▶ [TASK TO CARRY OUT]
Work out how many lines hold "with". Give the number and nothing else.
..........
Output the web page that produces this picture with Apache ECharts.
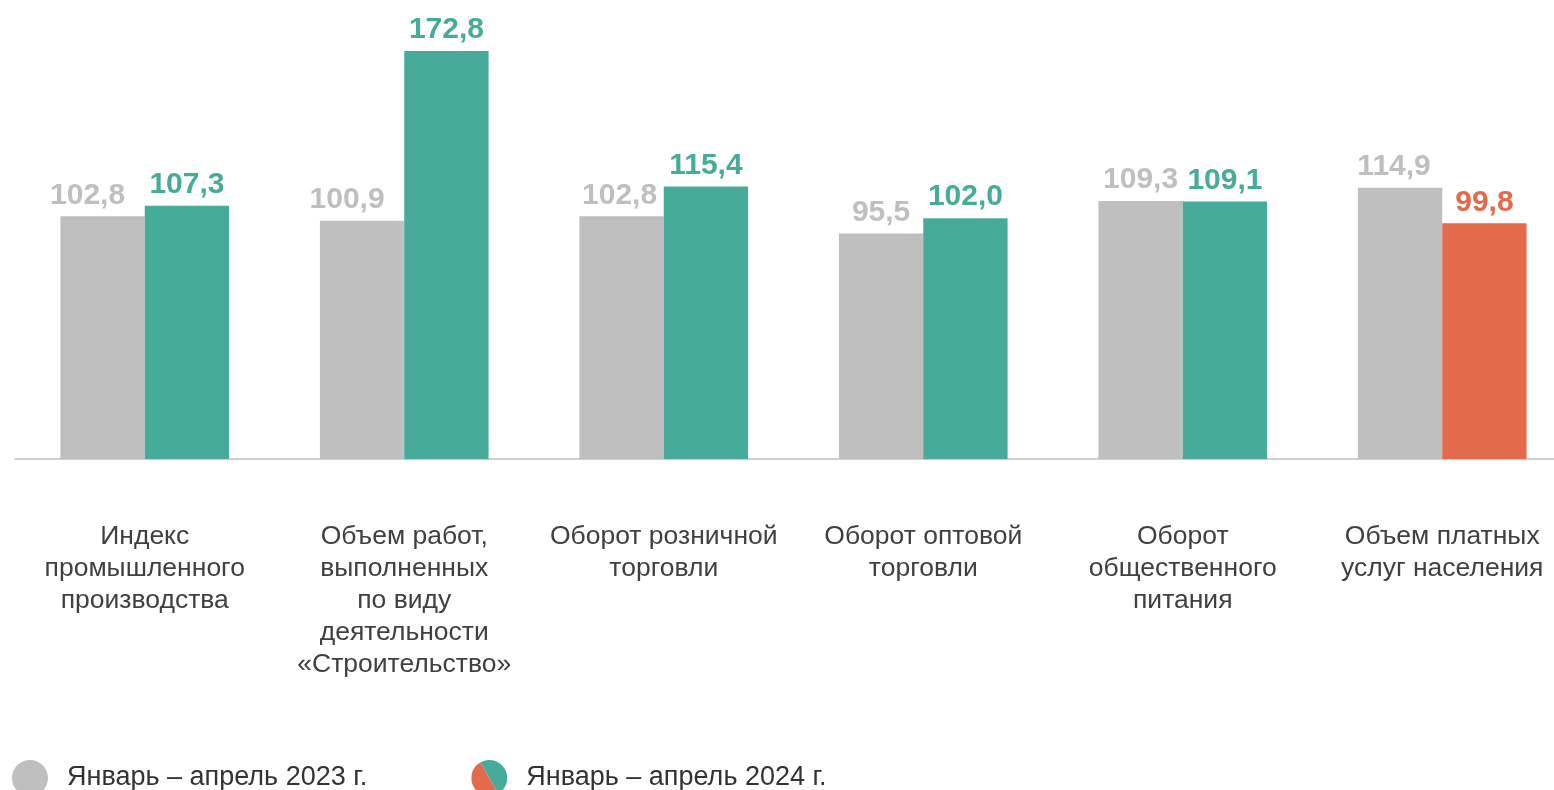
<!DOCTYPE html>
<html>
<head>
<meta charset="utf-8">
<script src="https://cdn.jsdelivr.net/npm/echarts@6/dist/echarts.min.js"></script>
<style>
    html, body { margin: 0; padding: 0; background: #fff; overflow: hidden; }
    #chart { width: 1572px; height: 790px; }
</style>
</head>
<body>
<div id="chart"></div>
<script>
    // данные
    var categories = [
        'Индекс\nпромышленного\nпроизводства',
        'Объем работ,\nвыполненных\nпо виду\nдеятельности\n«Строительство»',
        'Оборот розничной\nторговли',
        'Оборот оптовой\nторговли',
        'Оборот\nобщественного\nпитания',
        'Объем платных\nуслуг населения'
    ]
    var values2023 = [102.8, 100.9, 102.8, 95.5, 109.3, 114.9]
    var values2024 = [107.3, 172.8, 115.4, 102.0, 109.1, 99.8]
    var seriesNames = ['Январь – апрель 2023 г.', 'Январь – апрель 2024 г.']

    // цвета
    var grey = '#bfbfbf'
    var green = '#46ab98'
    var red = '#e36a4a'
    var font = '"Liberation Sans"'
    var greyShift = [-15, -15, -2, 0, 0, -6]

    var fmt = function (p) { return p.value.toFixed(1).replace('.', ',') }

    var splitIcon = 'image://data:image/svg+xml;charset=utf-8,' + encodeURIComponent(
        '<svg xmlns="http://www.w3.org/2000/svg" width="36" height="36" viewBox="0 0 36 36">' +
        '<path d="M9,2.4 A18,18 0 0 1 27,33.6 Z" fill="' + green + '"/>' +
        '<path d="M27,33.6 A18,18 0 0 1 9,2.4 Z" fill="' + red + '"/>' +
        '</svg>')

    var data2023 = values2023.map(function (v, i) {
        return { value: v, label: { offset: [greyShift[i], 0] } }
    })
    var data2024 = values2024.map(function (v) {
        var c = v < 100 ? red : green
        return { value: v, itemStyle: { color: c }, label: { color: c } }
    })

    var myChart = echarts.init(document.getElementById('chart'))
    myChart.setOption({
        animation: false,
        textStyle: { fontFamily: font },
        grid: { left: 15, right: 0, top: 34, bottom: 331, containLabel: false },
        legend: {
            left: 7,
            top: 755,
            itemWidth: 36,
            itemHeight: 36,
            itemGap: 104,
            textStyle: { fontSize: 27, color: '#333', fontFamily: font, padding: [0, 0, 0, 14] },
            data: [
                { name: seriesNames[0], icon: 'circle' },
                { name: seriesNames[1], icon: splitIcon }
            ]
        },
        xAxis: {
            type: 'category',
            data: categories,
            axisLine: { lineStyle: { color: '#bfbfbf', width: 1.5 } },
            axisTick: { show: false },
            axisLabel: {
                interval: 0,
                margin: 62,
                fontSize: 26.5,
                lineHeight: 32,
                color: '#404040',
                fontFamily: font
            }
        },
        yAxis: {
            type: 'value',
            min: 0,
            max: 180,
            show: false,
            splitLine: { show: false }
        },
        series: [{
            name: seriesNames[0],
            type: 'bar',
            barGap: '0%',
            barCategoryGap: '35%',
            itemStyle: { color: grey },
            label: {
                show: true,
                position: 'top',
                distance: 6,
                formatter: fmt,
                fontSize: 30,
                fontWeight: 'bold',
                color: grey,
                fontFamily: font
            },
            data: data2023
        }, {
            name: seriesNames[1],
            type: 'bar',
            itemStyle: { color: green },
            label: {
                show: true,
                position: 'top',
                distance: 6,
                formatter: fmt,
                fontSize: 30,
                fontWeight: 'bold',
                color: green,
                fontFamily: font
            },
            data: data2024
        }]
    })
</script>
</body>
</html>
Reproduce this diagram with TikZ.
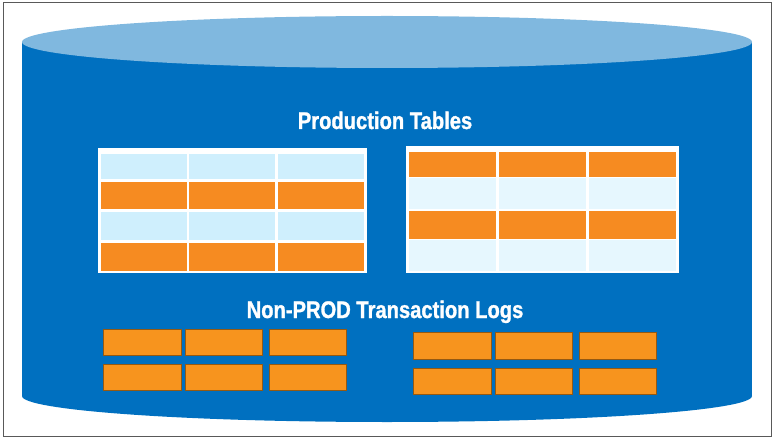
..........
▶ [CORRECT RESULT]
2